Kerzner DM’d me a couple of weeks ago about his new venture. Every Thursday night he broadcasts a live show on YouTube called Live From Canada – It’s Ed The Sock. There will be a proper launch (as well as the announcement of a new channel) in a few weeks.

The show, obviously still rough around the edges, has the kind of anarchic, DIY spirit of the original community access show that spawned Ed in the first place. As Ed points out in an early episode of the new show, he was on “MuchMusic before it shit the bed.”

It helps that the show is broadcast live from the Hard Rock Cafe, with its great view of Yonge-Dundas Square and its ethnically diverse mix of patrons willing to talk to a hand puppet or, during the show’s Christmas episode, sit on a Black Santa’s lap and tell him what they want.

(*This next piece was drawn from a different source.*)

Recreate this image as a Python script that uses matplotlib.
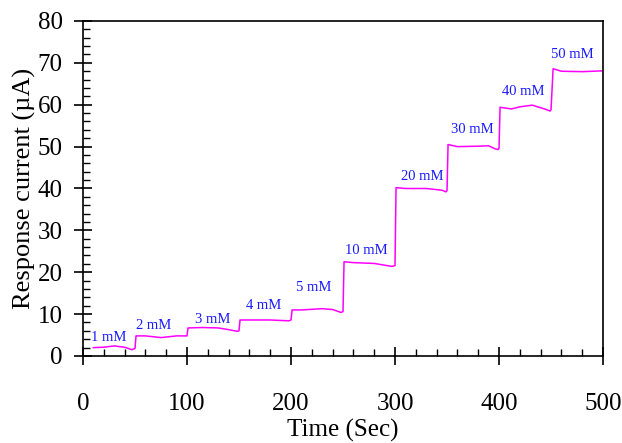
import matplotlib
matplotlib.use("Agg")
import matplotlib.pyplot as plt
from matplotlib.ticker import MultipleLocator

plt.rcParams['font.family'] = ['Liberation Serif', 'DejaVu Serif']

# amperometric response (time in s, current in uA)
time = [10, 20, 30, 40, 47, 50, 51, 60, 75, 90, 100, 101, 115, 130, 140, 148, 150,
        151, 165, 180, 198, 200, 201, 210, 230, 240, 248, 250, 251, 260, 280, 297, 300,
        301, 310, 330, 345, 349, 350, 351, 360, 380, 390, 396, 399, 400, 401, 412, 420,
        432, 445, 449, 450, 452, 460, 480, 500]
current = [2.0, 2.1, 2.4, 2.1, 1.5, 1.8, 4.8, 4.8, 4.4, 4.8, 4.8, 6.7, 6.8, 6.7, 6.3, 5.9, 6.0,
           8.6, 8.6, 8.6, 8.4, 8.6, 11.0, 11.0, 11.3, 11.1, 10.4, 10.6, 22.5, 22.3, 22.1, 21.4, 21.6,
           40.2, 40.0, 40.0, 39.6, 39.2, 39.5, 50.5, 50.0, 50.1, 50.2, 49.5, 49.3, 49.6, 59.4, 59.0, 59.5,
           59.9, 58.9, 58.5, 58.8, 68.6, 68.0, 67.9, 68.1]

# concentration labels and where they sit
conc_labels = ['1 mM', '2 mM', '3 mM', '4 mM', '5 mM', '10 mM', '20 mM', '30 mM', '40 mM', '50 mM']
label_x = [25, 68, 125, 174, 222, 272, 326, 374, 423, 470]
label_y = [4.4, 7.4, 8.8, 12.0, 16.3, 25.1, 42.8, 54.1, 63.1, 72.1]

fig = plt.figure(figsize=(6.22, 4.43), dpi=100)
ax = fig.add_axes([0.1334, 0.1964, 0.8361, 0.7562])

ax.plot(time, current, color='#ff00ff', lw=1.1)

for lab, x, y in zip(conc_labels, label_x, label_y):
    ax.text(x, y, lab, color='#1a1aff', fontsize=10.5, ha='center', va='center')

ax.set_xlim(0, 500)
ax.set_ylim(0, 80)
ax.xaxis.set_major_locator(MultipleLocator(100))
ax.xaxis.set_minor_locator(MultipleLocator(20))
ax.yaxis.set_major_locator(MultipleLocator(10))
ax.yaxis.set_minor_locator(MultipleLocator(2))

ax.tick_params(which='major', direction='inout', length=13, width=1.2, labelsize=18)
ax.tick_params(axis='x', which='major', pad=20)
ax.tick_params(axis='y', which='major', pad=8)
ax.tick_params(which='minor', direction='in', length=5, width=1.0)
for s in ax.spines.values():
    s.set_linewidth(1.2)

ax.set_xlabel('Time (Sec)', fontsize=18, labelpad=3)
ax.set_ylabel('Response current (\u00b5A)', fontsize=19, labelpad=1)

fig.savefig('out.png', dpi=100)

Ed, as always, is refreshingly frank in his rants. His subjects have included the Twitter backlash to Steve Martin’s tweets about Carrie Fisher, and the show’s Christmas episode was called that to defy the movement toward non-specific holidays. (To be fair, he also demonstrated how to spin the dreidel for us on the same show.)

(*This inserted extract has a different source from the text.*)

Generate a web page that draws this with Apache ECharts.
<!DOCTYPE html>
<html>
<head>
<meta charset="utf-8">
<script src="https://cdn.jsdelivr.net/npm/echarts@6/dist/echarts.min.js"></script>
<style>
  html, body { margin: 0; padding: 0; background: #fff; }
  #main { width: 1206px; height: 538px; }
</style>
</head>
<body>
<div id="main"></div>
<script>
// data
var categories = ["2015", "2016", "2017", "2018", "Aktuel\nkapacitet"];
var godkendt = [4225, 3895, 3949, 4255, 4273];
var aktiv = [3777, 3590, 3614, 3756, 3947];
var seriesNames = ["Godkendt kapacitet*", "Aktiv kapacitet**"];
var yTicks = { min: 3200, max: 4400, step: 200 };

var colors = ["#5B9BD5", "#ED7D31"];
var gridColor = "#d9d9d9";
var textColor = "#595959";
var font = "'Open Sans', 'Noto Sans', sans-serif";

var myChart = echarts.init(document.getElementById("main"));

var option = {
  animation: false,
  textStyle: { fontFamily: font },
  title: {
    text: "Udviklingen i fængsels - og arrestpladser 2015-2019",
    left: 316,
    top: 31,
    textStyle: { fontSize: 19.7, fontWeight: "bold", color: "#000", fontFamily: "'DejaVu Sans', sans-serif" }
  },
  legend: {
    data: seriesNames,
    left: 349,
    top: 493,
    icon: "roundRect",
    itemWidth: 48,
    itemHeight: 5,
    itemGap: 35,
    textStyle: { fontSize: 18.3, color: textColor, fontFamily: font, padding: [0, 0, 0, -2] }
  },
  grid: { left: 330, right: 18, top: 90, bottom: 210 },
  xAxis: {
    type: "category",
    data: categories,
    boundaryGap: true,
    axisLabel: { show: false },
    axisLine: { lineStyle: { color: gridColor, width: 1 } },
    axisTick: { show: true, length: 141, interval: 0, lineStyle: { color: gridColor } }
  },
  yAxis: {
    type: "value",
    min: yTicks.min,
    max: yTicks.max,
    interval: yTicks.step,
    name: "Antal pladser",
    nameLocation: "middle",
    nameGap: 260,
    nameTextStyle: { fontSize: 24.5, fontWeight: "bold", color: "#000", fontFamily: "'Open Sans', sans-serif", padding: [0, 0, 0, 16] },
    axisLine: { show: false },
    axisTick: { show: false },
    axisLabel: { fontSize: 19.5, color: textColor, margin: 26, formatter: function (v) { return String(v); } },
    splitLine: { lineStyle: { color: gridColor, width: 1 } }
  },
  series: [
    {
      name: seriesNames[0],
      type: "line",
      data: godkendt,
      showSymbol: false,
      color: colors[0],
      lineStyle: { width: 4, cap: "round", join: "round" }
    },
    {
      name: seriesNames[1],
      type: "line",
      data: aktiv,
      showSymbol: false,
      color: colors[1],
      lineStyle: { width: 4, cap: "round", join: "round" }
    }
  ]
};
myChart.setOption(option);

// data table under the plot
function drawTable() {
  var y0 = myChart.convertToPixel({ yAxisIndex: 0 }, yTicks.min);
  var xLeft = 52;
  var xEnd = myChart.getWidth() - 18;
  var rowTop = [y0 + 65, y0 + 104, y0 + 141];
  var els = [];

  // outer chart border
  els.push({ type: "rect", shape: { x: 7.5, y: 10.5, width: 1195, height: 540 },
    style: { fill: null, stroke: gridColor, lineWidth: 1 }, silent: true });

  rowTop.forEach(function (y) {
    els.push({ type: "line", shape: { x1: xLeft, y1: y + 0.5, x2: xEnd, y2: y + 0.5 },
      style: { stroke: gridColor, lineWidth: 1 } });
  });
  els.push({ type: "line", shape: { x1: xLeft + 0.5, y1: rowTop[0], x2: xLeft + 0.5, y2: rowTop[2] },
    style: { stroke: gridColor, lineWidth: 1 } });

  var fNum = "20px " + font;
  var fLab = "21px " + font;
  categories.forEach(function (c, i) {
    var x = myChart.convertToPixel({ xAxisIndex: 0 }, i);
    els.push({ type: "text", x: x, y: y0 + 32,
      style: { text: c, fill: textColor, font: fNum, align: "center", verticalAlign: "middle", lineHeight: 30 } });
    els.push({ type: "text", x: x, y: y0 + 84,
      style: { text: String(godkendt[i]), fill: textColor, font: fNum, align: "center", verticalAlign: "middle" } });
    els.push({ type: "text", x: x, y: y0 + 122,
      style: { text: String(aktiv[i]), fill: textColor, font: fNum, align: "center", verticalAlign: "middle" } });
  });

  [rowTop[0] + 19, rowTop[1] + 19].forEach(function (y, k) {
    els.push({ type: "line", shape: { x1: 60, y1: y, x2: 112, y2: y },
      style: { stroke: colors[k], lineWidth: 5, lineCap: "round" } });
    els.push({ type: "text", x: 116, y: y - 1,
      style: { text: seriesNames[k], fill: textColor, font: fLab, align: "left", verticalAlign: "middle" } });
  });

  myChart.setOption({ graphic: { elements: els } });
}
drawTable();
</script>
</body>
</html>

Other promising bits include a sequence called Is This Racist? and the use of vintage commercials.

The show’s crew seems underutilized, except for the razor-sharp producer (and Kerzner’s partner), Liana, co-host of Ed’s Night Party!, who manages the show’s live comments and read out one hilarious definition of the term “beef steamship” (which has since become a running gag).

Ed himself is best when he’s chatting with people, whether they’re sweet tourists from New Brunswick, pale poets from Belleville or, via the show’s first Skype interview, Battlestar Galactica and Dirk Gently’s Holistic Detective Agency co-star Aaron Douglas, who was sipping single malt scotch during the interview.

Some of the funniest moments have included Ed’s talks with Hard Rock Cafe merch salesperson Stefano, whose Italian-accented comments have been sharp and spontaneous.

Ed’s vitriol is perfect for the Trump era. Watching this series makes you realize just how ahead of his time he was. As the world gets crazier in 2017, who better to make sense of it than a scowling, cigar-smoking puppet who is allowed to say – in a way his straight white male comic creator can’t – exactly what we’re all thinking?